One of our apps implements a custom ContentProvider for managing the data it uses. The insert method gets a writable instance of the database, matches against the Uri, makes sure the appropriate values are included, inserts the entry and returns the Uri of the new entry. This is fine for when the app finds a new entry or two to add, but this seemed a little wasteful for the first update (when a user first subscribes, all of the current existing entries are pulled and added at once). With a little searching I found a related StackOverflow post, where user jcwenger explains it nicely:

However, since each Operation in the Batch can have a different URI and so on, there’s a huge amount of overhead. “Oh, a new operation! I wonder what table it goes in… Here, I’ll insert a single row… Oh, a new operation! I wonder what table it goes in…” ad infinitium.

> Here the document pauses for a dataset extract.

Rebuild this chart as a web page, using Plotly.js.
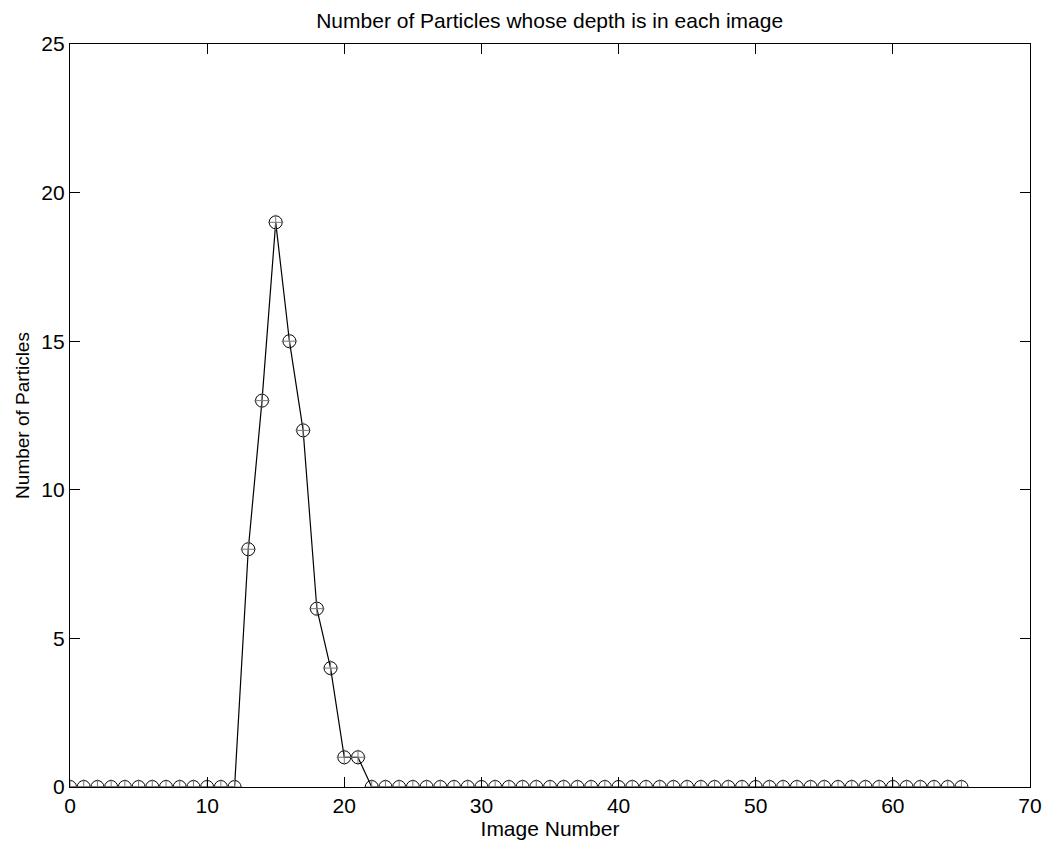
<!DOCTYPE html>
<html>
<head>
<meta charset="utf-8">
<script src="https://cdn.plot.ly/plotly-3.0.1.min.js"></script>
<style>html,body{margin:0;padding:0;background:#fff;}#chart{width:1053px;height:847px;}</style>
</head>
<body>
<div id="chart"></div>
<script>
const imageNumber = [0,1,2,3,4,5,6,7,8,9,10,11,12,13,14,15,16,17,18,19,20,21,22,23,24,25,26,27,28,29,30,31,32,33,34,35,36,37,38,39,40,41,42,43,44,45,46,47,48,49,50,51,52,53,54,55,56,57,58,59,60,61,62,63,64,65];
const particleCount = [0,0,0,0,0,0,0,0,0,0,0,0,0,8,13,19,15,12,6,4,1,1,0,0,0,0,0,0,0,0,0,0,0,0,0,0,0,0,0,0,0,0,0,0,0,0,0,0,0,0,0,0,0,0,0,0,0,0,0,0,0,0,0,0,0,0];
const xTicks = [0,10,20,30,40,50,60,70];
const yTicks = [0,5,10,15,20,25];

const font = {family: 'Liberation Sans, Arial, sans-serif', color: '#000'};

const traces = [
  {
    x: imageNumber, y: particleCount, type: 'scatter', mode: 'lines+markers',
    line: {color: '#000', width: 1.2},
    marker: {symbol: 'circle-open', size: 13, color: '#000', line: {width: 1, color: '#000'}},
    showlegend: false, hoverinfo: 'x+y'
  },
  {
    x: imageNumber, y: particleCount, type: 'scatter', mode: 'markers',
    marker: {symbol: 'cross-thin-open', size: 11, color: '#777', line: {width: 1, color: '#777'}},
    showlegend: false, hoverinfo: 'skip'
  }
];

const axisCommon = {
  showgrid: false, zeroline: false, showline: true, linecolor: '#000', linewidth: 1.2,
  mirror: 'ticks', ticks: 'inside', ticklen: 10, tickwidth: 1.2, tickcolor: '#000',
  tickfont: Object.assign({size: 21}, font)
};

const layout = {
  width: 1053, height: 847,
  margin: {l: 70, r: 23, t: 44, b: 60},
  paper_bgcolor: '#fff', plot_bgcolor: '#fff',
  title: {text: 'Number of Particles whose depth is in each image', font: Object.assign({size: 21}, font), x: 0.522, xanchor: 'center', y: 0.976, yanchor: 'middle'},
  xaxis: Object.assign({}, axisCommon, {
    range: [0, 70], tickvals: xTicks, ticktext: xTicks.map(String),
    title: {text: 'Image Number', font: Object.assign({size: 21}, font), standoff: 4}
  }),
  yaxis: Object.assign({}, axisCommon, {
    range: [0, 25], tickvals: yTicks, ticktext: yTicks.map(String),
    title: {text: 'Number of Particles', font: Object.assign({size: 19}, font), standoff: 6}
  })
};

Plotly.newPlot('chart', traces, layout, {displayModeBar: false, staticPlot: true});
</script>
</body>
</html>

Since most of the work of turning URIs into tables involves lots of string comparisons, it’s obviously very slow.

By contrast, bulkInsert applies a whole pile of values to the same table. It goes, “Bulk insert… find the table, okay, insert! insert! insert! insert! insert!” Much faster.

It will, of course, require your ContentResolver to implement bulkInsert efficiently. Most do, unless you wrote it yourself, in which case it will take a bit of coding.

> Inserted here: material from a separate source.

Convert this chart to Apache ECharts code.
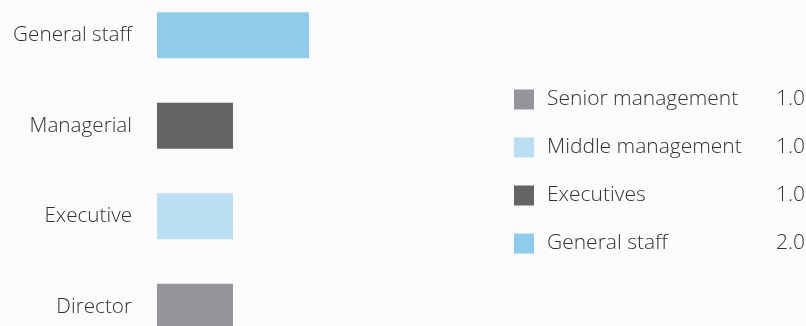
<!DOCTYPE html>
<html>
<head>
<meta charset="utf-8">
<script src="https://cdn.jsdelivr.net/npm/echarts@6/dist/echarts.min.js"></script>
<style>
html,body{margin:0;padding:0;background:#fbfbfd;}
#chart{width:806px;height:326px;}
</style>
</head>
<body>
<div id="chart"></div>
<script>
// categories from bottom to top
var categories = ['Director', 'Executive', 'Managerial', 'General staff'];
var legendNames = ['Senior management', 'Middle management', 'Executives', 'General staff'];
var values = [1, 1, 1, 2];
var colors = ['#949598', '#bcdef3', '#636466', '#8fcbea'];

var myChart = echarts.init(document.getElementById('chart'));

var series = [];
for (var i = 0; i < categories.length; i++) {
	var d = [];
	for (var j = 0; j < categories.length; j++) {
		d.push(j == i ? values[i] : '-');
	}
	series.push({
		name: legendNames[i],
		type: 'bar',
		stack: 'all',
		barWidth: 46,
		data: d,
		itemStyle: { color: colors[i] },
		emphasis: { disabled: true }
	});
}

var option = {
	backgroundColor: '#fbfbfd',
	animation: false,
	grid: { left: 157, width: 304, top: -10, bottom: -26, outerBoundsMode: 'none', containLabel: false },
	xAxis: {
		type: 'value',
		min: 0,
		max: 4,
		show: false
	},
	yAxis: {
		type: 'category',
		data: categories,
		axisLine: { show: false },
		axisTick: { show: false },
		splitLine: { show: false },
		axisLabel: {
			margin: 25,
			fontFamily: 'Open Sans',
			fontWeight: 300,
			fontSize: 20.7,
			color: '#333'
		}
	},
	legend: {
		orient: 'vertical',
		left: 514,
		top: 89,
		padding: 0,
		itemWidth: 20,
		itemHeight: 20,
		itemGap: 27,
		icon: 'rect',
		data: legendNames,
		formatter: function (name) {
			var idx = legendNames.indexOf(name);
			return '{n|' + name + '}{v|' + values[idx].toFixed(1) + '}';
		},
		textStyle: {
			fontFamily: 'Open Sans',
			fontWeight: 300,
			fontSize: 21,
			color: '#333',
			rich: {
				n: { width: 222, padding: [0, 0, 0, 8], fontFamily: 'Open Sans', fontWeight: 300, fontSize: 21, color: '#333', lineHeight: 20 },
				v: { width: 36, align: 'right', fontFamily: 'Open Sans', fontWeight: 300, fontSize: 21, color: '#333', lineHeight: 20 }
			}
		}
	},
	series: series
};
myChart.setOption(option);
</script>
</body>
</html>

But wait, requires your ContentResolver to implement bulkInsert efficiently? How does one do that? Sure enough, checking the source code and comments of the abstract ContentProvider class for the bulkInsert method verifies that we have to implement bulkInsert ourselves.

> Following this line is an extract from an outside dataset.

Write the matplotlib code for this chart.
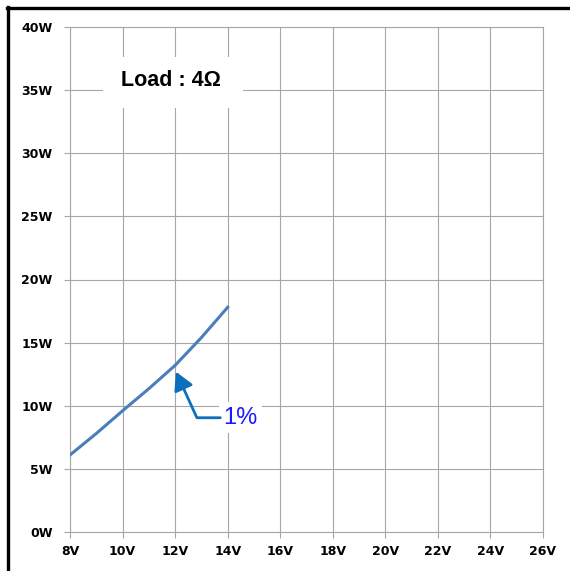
import matplotlib
matplotlib.use('Agg')
import matplotlib.pyplot as plt
from matplotlib.lines import Line2D
from matplotlib.patches import Rectangle

# output power vs supply voltage at 1% THD, 4 ohm load
voltage = [8, 9, 10, 11, 12, 13, 14]
power = [6.1, 7.8, 9.6, 11.35, 13.2, 15.4, 17.8]

x_ticks = list(range(8, 27, 2))
y_ticks = list(range(0, 41, 5))
x_labels = [f'{v}V' for v in x_ticks]
y_labels = [f'{w}W' for w in y_ticks]

grid_col = '#a6a6a6'

fig = plt.figure(figsize=(5.7, 5.71), dpi=100)
ax = fig.add_axes([70 / 570, 1 - 532 / 571, 473 / 570, 505 / 571])

ax.set_xlim(8, 26)
ax.set_ylim(0, 40)
ax.set_xticks(x_ticks)
ax.set_yticks(y_ticks)
ax.set_xticklabels(x_labels, fontfamily='DejaVu Sans', fontweight='bold', fontsize=9)
ax.set_yticklabels(y_labels, fontfamily='DejaVu Sans', fontweight='bold', fontsize=9)
ax.tick_params(axis='both', color=grid_col, length=4.5, width=0.8)
ax.tick_params(axis='x', pad=5)
ax.tick_params(axis='y', pad=8)
ax.set_axisbelow(True)
ax.grid(True, color=grid_col, linewidth=0.8)
for s in ax.spines.values():
    s.set_color(grid_col)
    s.set_linewidth(0.8)

ax.plot(voltage, power, color='#4a7ebb', linewidth=2.2, zorder=3)

# "Load" label box covering the grid
ax.add_patch(Rectangle((9.26, 33.6), 5.32, 4.0, facecolor='white',
                       edgecolor='none', zorder=1))
ax.text(11.84, 35.75, 'Load : 4Ω', ha='center', va='center',
        fontfamily='Liberation Sans', fontweight='bold', fontsize=15.5, zorder=4)

# 1% annotation
ax.text(14.5, 9.05, '1%', ha='center', va='center', color='#1a1aff',
        fontfamily='Liberation Sans', fontsize=17, zorder=4,
        bbox=dict(facecolor='white', edgecolor='none', pad=3))
ax.annotate('', xy=(12.03, 12.7), xytext=(13.72, 9.05),
            arrowprops=dict(arrowstyle='-|>,head_length=0.55,head_width=0.3',
                            mutation_scale=20, color='#0b6fbd', linewidth=2,
                            shrinkA=0, shrinkB=0,
                            connectionstyle='angle,angleA=0,angleB=114.5,rad=0'),
            zorder=4)

# outer frame (top and left edges only)
fig.add_artist(Line2D([7 / 570, 1], [1 - 8 / 571, 1 - 8 / 571], color='black',
                      linewidth=2.4, transform=fig.transFigure))
fig.add_artist(Line2D([8 / 570, 8 / 570], [0, 1 - 7 / 571], color='black',
                      linewidth=2.4, transform=fig.transFigure))

fig.savefig('out.png', dpi=100)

By default, SQLite creates a journal file for each transaction (which is deleted once the transaction completes). For the bulk insert, we should specify a single transaction. A single Uri is passed in, so we should also only check that once. Here is what my bulkInsert logic looks like:

@Override
public int bulkInsert(Uri uri, ContentValues[] allValues) {
	SQLiteDatabase db = mHelper.getWritableDatabase();
	switch (URI_MATCHER.match(uri)) {
	case URI_EVENTS:
		return insertEvents(db, allValues);
	case URI_NEWS_POSTS:
		return insertNewsPosts(db, allValues);
	// ...
	default:
		throw new IllegalArgumentException("Unknown URI " + uri);
	}
}

private int insertEvents(SQLiteDatabase db, ContentValues[] allValues) {
	int rowsAdded = 0;
	int rowId;
	ContentValues values;
	try {
		db.beginTransaction();
		
		for (ContentValues initialValues : allValues) {
			values = initialValues == null ? new ContentValues() : new ContentValues(initialValues);
			rowId = insertEvent(db, values);
			if (rowId > 0)
				rowsAdded++;
		}
		
		db.setTransactionSuccessful();
	} catch (SQLException ex) {
		Log.e(LOG_TAG, "There was a problem with the bulk insert: " + StringUtils.exceptionToString(ex));
	} finally {
		db.endTransaction();
	}
	
	return rowsAdded;
}

private int insertEvent(SQLiteDatabase db, ContentValues values) {
	if (!values.containsKey(TeamCaptainData.EventColumns.ORGANIZER))
		throw new IllegalArgumentException("Missing event column '" + TeamCaptainData.EventColumns.ORGANIZER + "'");
	// ...do some processing (check for more missing fields, set default values, etc.)
	return db.insert(TABLE_EVENTS, null, values);
}

Note that in this particular application, most bulkInsert calls will be outside of the SQLiteOpenHelper callback methods (onCreate, onUpgrade and onOpen); SQLite creates a transaction before invoking these methods, so when working within them it’s unnecessary to add explicit transaction control. Also, only one of the data columns can be empty (and empty is not the norm). A large batch of insertions is also usually only necessary when the user first subscribes to a particular organizer, which is not expected to happen often. If you’re looking at a different scenario or are just curious about possibly optimizing your bulkInsert implementation further, you might want to check out the DatabaseUtils.InsertHelper class. Out Of What Box? has a blog post, Android: Using DatabaseUtils.InsertHelper for faster insertions into SQLite database, that covers this in more detail.